* **Directions**: Retype the lines beneath this one, from the first through the line containing "-- (bigbox.north east);". Pictures are left out.

================================

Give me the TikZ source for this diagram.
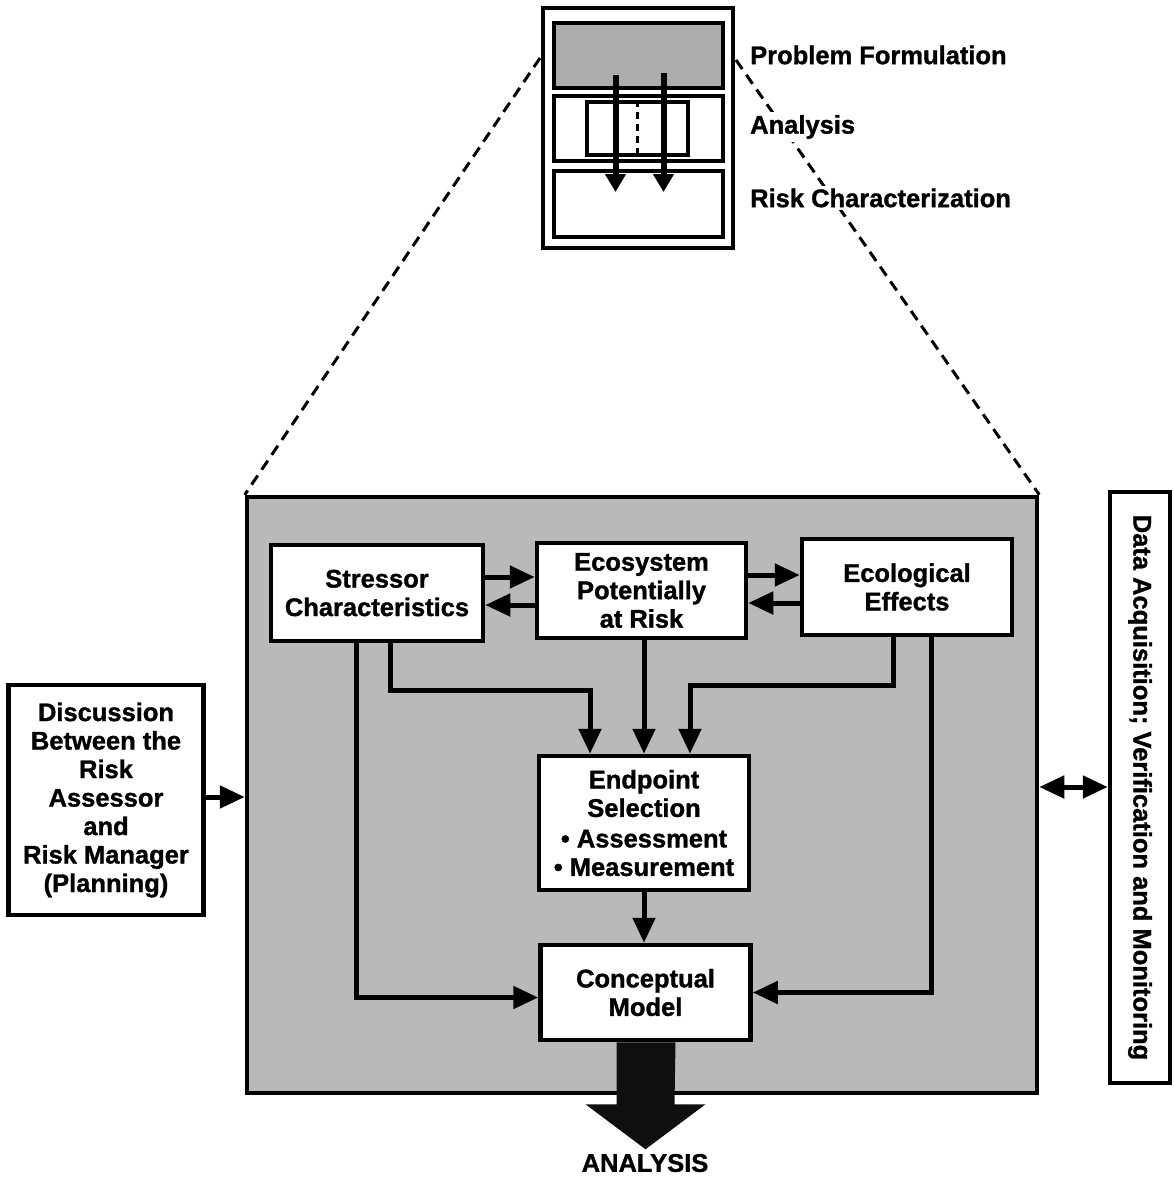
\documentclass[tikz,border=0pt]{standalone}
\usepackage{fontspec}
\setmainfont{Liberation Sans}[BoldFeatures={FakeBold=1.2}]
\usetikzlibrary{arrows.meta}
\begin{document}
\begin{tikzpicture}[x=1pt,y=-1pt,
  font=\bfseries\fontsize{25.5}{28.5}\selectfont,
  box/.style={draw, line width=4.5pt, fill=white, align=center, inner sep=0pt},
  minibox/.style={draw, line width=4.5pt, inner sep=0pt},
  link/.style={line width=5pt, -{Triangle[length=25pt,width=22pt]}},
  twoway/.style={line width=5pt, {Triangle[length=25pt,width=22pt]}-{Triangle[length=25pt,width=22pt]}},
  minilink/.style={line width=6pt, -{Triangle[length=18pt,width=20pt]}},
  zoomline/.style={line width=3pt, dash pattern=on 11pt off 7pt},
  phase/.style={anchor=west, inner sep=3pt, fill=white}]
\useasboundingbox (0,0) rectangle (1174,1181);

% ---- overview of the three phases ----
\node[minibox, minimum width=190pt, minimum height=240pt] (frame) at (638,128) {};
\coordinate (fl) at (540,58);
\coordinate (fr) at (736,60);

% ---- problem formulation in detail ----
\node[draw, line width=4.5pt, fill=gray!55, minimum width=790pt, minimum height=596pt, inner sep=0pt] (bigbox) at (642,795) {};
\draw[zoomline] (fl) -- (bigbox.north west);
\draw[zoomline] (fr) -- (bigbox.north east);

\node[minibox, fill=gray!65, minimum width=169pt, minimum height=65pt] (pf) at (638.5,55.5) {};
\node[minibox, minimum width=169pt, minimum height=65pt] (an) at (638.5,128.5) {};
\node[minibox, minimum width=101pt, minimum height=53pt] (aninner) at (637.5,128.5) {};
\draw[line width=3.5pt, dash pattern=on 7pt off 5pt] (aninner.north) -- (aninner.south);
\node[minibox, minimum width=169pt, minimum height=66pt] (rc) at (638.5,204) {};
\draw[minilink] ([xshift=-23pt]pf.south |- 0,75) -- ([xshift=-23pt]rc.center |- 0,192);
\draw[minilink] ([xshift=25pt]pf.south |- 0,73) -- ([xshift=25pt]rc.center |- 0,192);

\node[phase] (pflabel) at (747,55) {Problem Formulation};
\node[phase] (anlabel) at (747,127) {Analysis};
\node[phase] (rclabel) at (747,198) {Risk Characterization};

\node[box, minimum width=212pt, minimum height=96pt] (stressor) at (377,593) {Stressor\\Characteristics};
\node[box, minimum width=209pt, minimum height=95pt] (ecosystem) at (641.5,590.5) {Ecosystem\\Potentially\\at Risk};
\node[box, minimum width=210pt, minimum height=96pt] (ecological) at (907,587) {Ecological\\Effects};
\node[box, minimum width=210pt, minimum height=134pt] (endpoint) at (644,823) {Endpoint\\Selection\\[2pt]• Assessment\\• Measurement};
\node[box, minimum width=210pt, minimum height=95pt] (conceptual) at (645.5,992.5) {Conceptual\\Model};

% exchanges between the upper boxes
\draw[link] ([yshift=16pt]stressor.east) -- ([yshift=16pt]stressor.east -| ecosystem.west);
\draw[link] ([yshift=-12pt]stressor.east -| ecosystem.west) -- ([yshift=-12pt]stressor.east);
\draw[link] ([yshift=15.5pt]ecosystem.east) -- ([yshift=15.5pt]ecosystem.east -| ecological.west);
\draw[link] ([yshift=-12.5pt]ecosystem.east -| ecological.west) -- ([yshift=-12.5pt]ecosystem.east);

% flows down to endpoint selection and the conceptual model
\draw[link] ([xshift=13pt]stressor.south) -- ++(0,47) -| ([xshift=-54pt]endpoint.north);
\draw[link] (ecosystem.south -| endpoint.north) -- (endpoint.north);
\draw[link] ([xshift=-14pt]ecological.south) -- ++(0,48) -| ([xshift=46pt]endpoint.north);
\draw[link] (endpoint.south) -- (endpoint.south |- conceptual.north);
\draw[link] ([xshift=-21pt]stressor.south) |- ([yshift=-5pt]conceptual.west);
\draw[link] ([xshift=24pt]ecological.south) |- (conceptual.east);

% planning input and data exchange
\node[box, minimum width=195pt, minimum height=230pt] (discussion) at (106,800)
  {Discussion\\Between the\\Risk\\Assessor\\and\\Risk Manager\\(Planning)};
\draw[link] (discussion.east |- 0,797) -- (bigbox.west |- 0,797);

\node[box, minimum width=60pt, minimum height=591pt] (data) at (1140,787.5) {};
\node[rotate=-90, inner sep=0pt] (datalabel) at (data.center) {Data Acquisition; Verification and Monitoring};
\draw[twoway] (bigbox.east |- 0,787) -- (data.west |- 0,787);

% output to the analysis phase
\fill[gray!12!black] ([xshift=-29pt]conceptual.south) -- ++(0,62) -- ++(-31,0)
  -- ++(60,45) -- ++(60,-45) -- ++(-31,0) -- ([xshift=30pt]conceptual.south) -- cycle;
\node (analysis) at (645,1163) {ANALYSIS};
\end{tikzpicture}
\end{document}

================================

* **Exercise answer**:
Give me the TikZ source for this diagram.
\documentclass[tikz,border=0pt]{standalone}
\usepackage{fontspec}
\setmainfont{Liberation Sans}[BoldFeatures={FakeBold=1.2}]
\usetikzlibrary{arrows.meta}
\begin{document}
\begin{tikzpicture}[x=1pt,y=-1pt,
  font=\bfseries\fontsize{25.5}{28.5}\selectfont,
  box/.style={draw, line width=4.5pt, fill=white, align=center, inner sep=0pt},
  minibox/.style={draw, line width=4.5pt, inner sep=0pt},
  link/.style={line width=5pt, -{Triangle[length=25pt,width=22pt]}},
  twoway/.style={line width=5pt, {Triangle[length=25pt,width=22pt]}-{Triangle[length=25pt,width=22pt]}},
  minilink/.style={line width=6pt, -{Triangle[length=18pt,width=20pt]}},
  zoomline/.style={line width=3pt, dash pattern=on 11pt off 7pt},
  phase/.style={anchor=west, inner sep=3pt, fill=white}]
\useasboundingbox (0,0) rectangle (1174,1181);

% ---- overview of the three phases ----
\node[minibox, minimum width=190pt, minimum height=240pt] (frame) at (638,128) {};
\coordinate (fl) at (540,58);
\coordinate (fr) at (736,60);

% ---- problem formulation in detail ----
\node[draw, line width=4.5pt, fill=gray!55, minimum width=790pt, minimum height=596pt, inner sep=0pt] (bigbox) at (642,795) {};
\draw[zoomline] (fl) -- (bigbox.north west);
\draw[zoomline] (fr) -- (bigbox.north east);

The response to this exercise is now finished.